With growers and packing-house staff: the specific tolerance or threshold the finding is measured against, quoted directly, not a general characterization ("this lot doesn't look good enough"). With lab partners: precise chain-of-custody and sample-identification detail, since a lab result is only as defensible as the sample handling behind it. With enforcement or legal counsel escalation: a factual record — sampling plan used, tally by defect category, lab results, and the specific tolerance table cited — built to withstand a grower's or processor's challenge, not a conclusion stated without the underlying sample data.

Common failure modes

Worked example

A packing house presents a lot of 480 cartons (approximately 28,800 lbs) of fresh tomatoes for U.S. No. 1 grade certification. The grade standard sets an overall tolerance of 10% total defects, with a sub-tolerance of not more than 1% for decay.

Sampling plan: For this lot-size range, the applicable sample size is 100 tomatoes drawn across multiple cartons.

Tally: 9 of 100 sampled tomatoes show a defect — 5 with serious damage (scarring/growth cracks), 2 with insect injury, 2 with decay.

Aggregate check: 9/100 = 9% total defects, under the 10% overall tolerance.

Naive read: A junior inspector stops here — 9% is under the 10% tolerance, lot passes at U.S. No. 1.

Expert reasoning: Check the decay sub-tolerance separately: 2/100 = 2% decay, which exceeds the standard's 1% decay sub-tolerance. Decay is a progressive defect — it spreads in transit — so the standard caps it independently of the aggregate figure. The lot fails on the decay sub-tolerance even though the 9% aggregate is compliant.

Separately, the field's agricultural water source is checked. Four rolling generic *E. coli* samples (CFU/100 mL): 100, 150, 400, 600.

Geometric mean calculation: GM = (100 × 150 × 400 × 600)^(1/4).

100 × 150 = 15,000; 15,000 × 400 = 6,000,000; 6,000,000 × 600 = 3,600,000,000.

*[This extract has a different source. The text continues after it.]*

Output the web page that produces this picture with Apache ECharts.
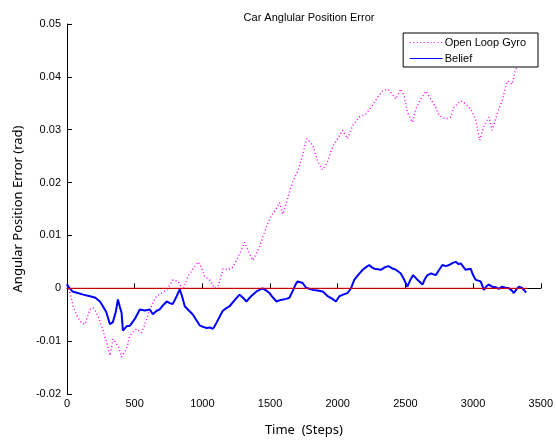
<!DOCTYPE html>
<html>
<head>
<meta charset="utf-8">
<script src="https://cdn.jsdelivr.net/npm/echarts@6/dist/echarts.min.js"></script>
<style>html,body{margin:0;padding:0;background:#fff;}#c{width:556px;height:442px;}</style>
</head>
<body>
<div id="c"></div>
<script>
var beliefSteps = [0,10,40,80,120,170,210,243,265,290,317,339,360,376,390,403,413,440,464,501,538,575,612,634,660,685,710,737,760,781,810,833,850,870,900,928,955,980,1005,1032,1055,1076,1090,1105,1125,1150,1175,1201,1240,1275,1300,1326,1360,1400,1444,1470,1496,1520,1548,1580,1620,1643,1668,1690,1704,1741,1766,1790,1815,1850,1889,1910,1926,1960,1987,2012,2040,2073,2098,2122,2150,2184,2210,2233,2250,2270,2295,2319,2350,2375,2400,2430,2466,2491,2515,2535,2557,2589,2626,2645,2663,2690,2724,2750,2773,2800,2822,2850,2872,2890,2909,2945,2982,3000,3019,3056,3080,3100,3117,3140,3167,3190,3215,3240,3265,3285,3301,3320,3338,3360,3375,3392];
var beliefVals = [0.0008,0.0003,-0.0006,-0.0009,-0.0012,-0.0015,-0.0018,-0.0025,-0.0034,-0.0045,-0.0068,-0.0064,-0.0045,-0.0021,-0.0035,-0.0046,-0.008,-0.0072,-0.0071,-0.0058,-0.004,-0.0042,-0.004,-0.0049,-0.0043,-0.004,-0.0032,-0.0025,-0.0028,-0.003,-0.0015,-0.0002,-0.0015,-0.0034,-0.0042,-0.0049,-0.006,-0.007,-0.0073,-0.0075,-0.0074,-0.0077,-0.0072,-0.0065,-0.0055,-0.0043,-0.0038,-0.0034,-0.0022,-0.0012,-0.0018,-0.0025,-0.0015,-0.0006,0,-0.0004,-0.0009,-0.0017,-0.0025,-0.0022,-0.002,-0.0018,-0.0005,0.0008,0.0013,0.001,0.0001,-0.0001,-0.0003,-0.0004,-0.0006,-0.0011,-0.0015,-0.002,-0.0025,-0.0015,-0.0012,-0.0009,0,0.0016,0.0025,0.0035,0.004,0.0044,0.004,0.0037,0.0036,0.0035,0.004,0.0042,0.0038,0.0035,0.0028,0.0016,0.0003,0.0015,0.0025,0.0016,0.0007,0.0018,0.0025,0.0028,0.0025,0.0035,0.0044,0.0042,0.0044,0.0048,0.005,0.0046,0.0047,0.0035,0.0037,0.0025,0.0016,0.0013,-0.0003,0.0004,0.0007,0.0003,0.0002,-0.0001,0.0003,0.0001,0,-0.0004,-0.0009,-0.0002,0.0003,0.0001,-0.0003,-0.0008];

var gyroSteps = [0,22,46,71,90,108,133,150,170,194,215,231,256,275,293,317,341,360,378,403,420,440,464,490,514,550,570,587,605,624,645,661,698,735,760,783,820,857,894,931,968,993,1017,1054,1091,1115,1135,1152,1189,1225,1250,1275,1312,1336,1373,1398,1422,1447,1472,1508,1540,1570,1594,1631,1668,1704,1741,1771,1790,1815,1852,1889,1926,1962,1999,2036,2073,2110,2159,2209,2245,2294,2331,2368,2405,2430,2466,2491,2515,2552,2577,2614,2651,2688,2724,2749,2798,2835,2859,2909,2945,2982,3019,3049,3080,3117,3141,3178,3215,3252,3289,3314,3350,3392];
var gyroVals = [0.0005,-0.0009,-0.0034,-0.005,-0.006,-0.0065,-0.0068,-0.0055,-0.004,-0.0037,-0.0045,-0.0053,-0.0071,-0.0088,-0.0102,-0.0127,-0.0096,-0.0103,-0.0109,-0.013,-0.0122,-0.0115,-0.009,-0.0082,-0.0077,-0.0084,-0.0072,-0.0059,-0.0045,-0.0034,-0.0022,-0.0015,-0.0009,-0.0003,0.0006,0.0016,0.0013,-0.0003,0.0022,0.0037,0.005,0.004,0.0022,0.0016,0,0.0003,0.002,0.0037,0.0035,0.004,0.0052,0.0065,0.0087,0.0072,0.0053,0.0065,0.0078,0.0097,0.0115,0.0137,0.0148,0.0162,0.014,0.0171,0.0202,0.0221,0.0252,0.0283,0.0278,0.0271,0.024,0.0224,0.024,0.0268,0.0283,0.0299,0.0283,0.0308,0.0324,0.033,0.0342,0.0361,0.0373,0.0377,0.0367,0.0358,0.0377,0.0364,0.0333,0.0314,0.0339,0.0358,0.0373,0.0358,0.0342,0.0327,0.032,0.0324,0.0342,0.0355,0.0349,0.0339,0.032,0.028,0.0308,0.0324,0.0299,0.033,0.0355,0.0392,0.0386,0.0414,0.043,0.045];

var refSteps = [0, 3400];
var refVals = [0, 0];

var xTicks = [0,500,1000,1500,2000,2500,3000,3500];
var yTicks = [-0.02,-0.01,0,0.01,0.02,0.03,0.04,0.05];

function pairs(s, v) { return s.map(function (x, i) { return [x, v[i]]; }); }

var font = "'Liberation Sans', Arial, sans-serif";
var chart = echarts.init(document.getElementById('c'), null, { renderer: 'canvas' });
chart.setOption({
  animation: false,
  backgroundColor: '#fff',
  title: {
    text: 'Car Anglular Position Error',
    left: 304, top: 7, textAlign: 'center',
    textStyle: { fontSize: 11, fontWeight: 'normal', color: '#000', fontFamily: font }
  },
  legend: {
    orient: 'vertical', right: 18, top: 33,
    data: ['Open Loop Gyro', 'Belief'],
    backgroundColor: '#fff', borderColor: '#000', borderWidth: 1,
    padding: [4, 12, 3, 6], itemWidth: 33, itemHeight: 10, itemGap: 5,
    itemStyle: { opacity: 0 },
    lineStyle: { width: 1 },
    textStyle: { fontSize: 11, color: '#000', fontFamily: font, padding: [0, 0, 0, -3] }
  },
  grid: { left: 67, right: 14, top: 24, bottom: 43, containLabel: false },
  xAxis: {
    type: 'value', min: xTicks[0], max: xTicks[xTicks.length - 1], interval: 500,
    name: 'Time  (Steps)', nameLocation: 'middle', nameGap: 30,
    nameTextStyle: { fontSize: 13, color: '#000', fontFamily: "'Noto Sans', sans-serif" },
    axisLine: { lineStyle: { color: '#000', width: 1 } },
    axisTick: { inside: true, length: 5, lineStyle: { color: '#000' } },
    axisLabel: {
      color: '#000', fontSize: 11, fontFamily: font, margin: 4,
      formatter: function (v) { return String(v); }
    },
    splitLine: { show: false }
  },
  yAxis: {
    type: 'value', min: yTicks[0], max: yTicks[yTicks.length - 1], interval: 0.01,
    name: 'Angular Position Error (rad)', nameLocation: 'middle', nameGap: 42, nameRotate: 90,
    nameTextStyle: { fontSize: 13, color: '#000', fontFamily: "'Noto Sans', sans-serif" },
    axisLine: { show: true, lineStyle: { color: '#000', width: 1 } },
    axisTick: { show: true, inside: true, length: 5, lineStyle: { color: '#000' } },
    axisLabel: {
      color: '#000', fontSize: 11, fontFamily: font, margin: 6,
      formatter: function (v) { return Math.abs(v) < 1e-9 ? '0' : v.toFixed(2); }
    },
    splitLine: { show: false }
  },
  series: [
    {
      name: 'Open Loop Gyro', type: 'line', data: pairs(gyroSteps, gyroVals),
      showSymbol: false, symbol: 'none', z: 2,
      lineStyle: { color: '#ff00ff', width: 1.5, type: [1, 2.5] },
      itemStyle: { color: '#ff00ff' }
    },
    {
      name: 'Belief', type: 'line', data: pairs(beliefSteps, beliefVals),
      showSymbol: false, symbol: 'none', z: 3,
      lineStyle: { color: '#0000ff', width: 2 },
      itemStyle: { color: '#0000ff' }
    },
    {
      name: 'zero', type: 'line', data: pairs(refSteps, refVals),
      showSymbol: false, symbol: 'none', z: 4,
      lineStyle: { color: '#ff0000', width: 1 },
      itemStyle: { color: '#ff0000' }
    }
  ]
});
</script>
</body>
</html>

Fourth root of 3,600,000,000: √3,600,000,000 = 60,000; √60,000 ≈ 244.9.

GM ≈ 245 CFU/100 mL, against the 126 CFU/100 mL geometric-mean limit — exceeds the limit by roughly 94%, independent of whatever the statistical threshold value calculation shows.

Disposition:

> Inspection Finding — Lot #480-TOM, [Packing House], [Date]

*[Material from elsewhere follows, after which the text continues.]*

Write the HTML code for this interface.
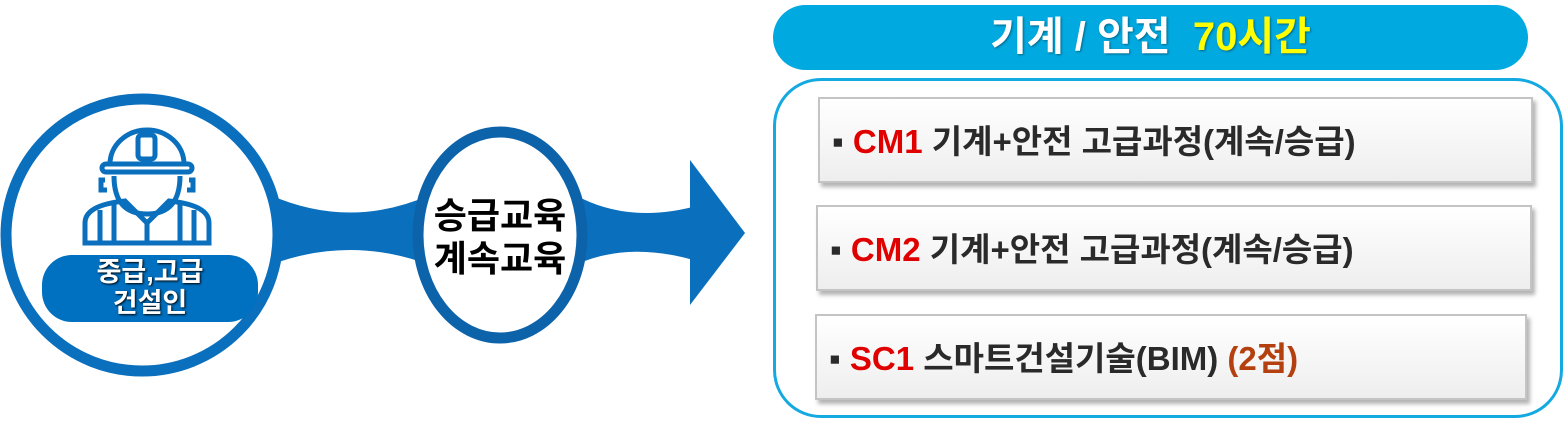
<!DOCTYPE html>
<html><head><meta charset="utf-8"><style>
body{margin:0;width:1567px;height:421px;background:#fff;position:relative;overflow:hidden;font-family:"Liberation Sans","Noto Sans CJK KR",sans-serif}
.abs{position:absolute}
.hdr{left:773px;top:5px;width:755px;height:65px;border-radius:33px;background:#00a9e0;color:#fff;font-weight:bold;font-size:40px;text-align:center;line-height:65px;text-shadow:1px 1px 2px rgba(0,0,0,.4)}
.outer{left:773px;top:78px;width:784px;height:334px;border:3px solid #14a9e0;border-radius:48px}
.item{height:86px;border:2px solid #c4c4c4;background:linear-gradient(#fff,#eeeeee);box-shadow:3px 4px 4px rgba(0,0,0,.3);font-weight:bold;font-size:33px;color:#2a2a2a;line-height:86px;padding-left:12px;box-sizing:border-box;white-space:nowrap}
.r{color:#e00000}
</style></head><body>
<svg class="abs" style="left:0;top:0" width="760" height="421">
<path d="M270 195 Q350 230 430 195 L430 265 Q350 235 270 265Z" fill="#0a6fbd"/>
<path d="M575 195 Q630 225 700 205 L700 262 Q630 240 575 265Z" fill="#0a6fbd"/>
<polygon points="690,160 745,233 690,305" fill="#0a6fbd"/>
<ellipse cx="142" cy="235" rx="136" ry="136" fill="#fff" stroke="#0a6fbd" stroke-width="11"/>
<ellipse cx="500" cy="235" rx="82" ry="103" fill="#fff" stroke="#0d63aa" stroke-width="11"/>
<g fill="none" stroke="#0a6fbd" stroke-width="5">
<path d="M110 164 a37 34 0 0 1 74 0"/><rect x="102" y="164" width="90" height="8" rx="4"/>
<rect x="138" y="135" width="17" height="24" rx="4"/>
<path d="M114 176 q0 38 33 38 q33 0 33 -38"/>
<path d="M105 180 h-4 v10 h6 M189 180 h4 v10 h-6"/>
<path d="M85 243 v-20 q0 -18 40 -22 l22 22 l22 -22 q40 4 40 22 v20 z"/>
<path d="M100 210 v33 M114 203 v40 M180 203 v40 M194 210 v33 M147 223 v20"/>
</g>
</svg>
<div class="abs" style="left:42px;top:255px;width:216px;height:67px;border-radius:30px;background:#0070c0;color:#fff;font-weight:bold;font-size:27px;text-align:center;line-height:31px;padding-top:2px;box-sizing:border-box;text-shadow:1px 1px 2px #000">중급,고급<br>건설인</div>
<div class="abs" style="left:418px;top:194px;width:164px;text-align:center;font-weight:bold;font-size:36px;line-height:43px;color:#000">승급교육<br>계속교육</div>
<div class="abs hdr">기계 / 안전 &nbsp;<span style="color:#ffff00">70시간</span></div>
<div class="abs outer"></div>
<div class="abs item" style="left:818px;top:97px;width:715px">▪ <span class="r">CM1</span> 기계+안전 고급과정(계속/승급)</div>
<div class="abs item" style="left:816px;top:205px;width:716px">▪ <span class="r">CM2</span> 기계+안전 고급과정(계속/승급)</div>
<div class="abs item" style="left:815px;top:314px;width:712px">▪ <span class="r">SC1</span> 스마트건설기술(BIM) <span style="color:#b5400f">(2점)</span></div>
</body></html>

> Grade result: Sample of 100 units shows 9% total defects (within the 10% U.S. No. 1 overall tolerance) but 2% decay, exceeding the standard's 1% decay sub-tolerance. Lot fails U.S. No. 1; downgraded to U.S. No. 2 pending re-sort.

> Water finding: Rolling geometric mean of generic *E. coli*, field source [ref], computed at 245 CFU/100 mL against the 126 CFU/100 mL limit — agricultural water quality standard not met.

> Action: Re-sort and re-present the lot for grade re-inspection on a newly drawn sample. Water source use for direct-contact irrigation is suspended pending a documented corrective measure (treatment or a verified die-off interval) and a new confirmatory sampling round.

> Corrective action deadline: 15 days from this notice.

Going deeper

Sources

USDA Agricultural Marketing Service (AMS) grade standards and defect-tolerance tables (fresh fruit and vegetable inspection); FDA Food Safety Modernization Act (FSMA) Produce Safety Rule, 21 CFR Part 112 (agricultural water testing, originally set at a 126 CFU/100 mL geometric mean and 410 CFU/100 mL statistical threshold value for generic *E. coli* — note FDA's 2024 agricultural water rule shifted many operations to a systems-based pre-harvest assessment in place of this original numeric standard, so confirm which version applies to the operation being inspected); EPA pesticide residue tolerances under 40 CFR Part 180 (Federal Food, Drug, and Cosmetic Act) and USDA's Pesticide Data Program sampling methodology; ANSI/ASQ Z1.4 acceptance sampling tables as the general statistical basis for lot-based sampling plans; state Department of Agriculture inspection protocols (weights-and-measures and grading enforcement), which commonly incorporate the federal standards above by reference. Specific figures in this file (defect percentages, sample sizes, CFU thresholds, deadlines) are illustrative of standard regulatory conventions — always confirm the specific commodity's current grade standard, the applicable water-testing rule version, and the state's own enforcement thresholds before issuing an actual finding.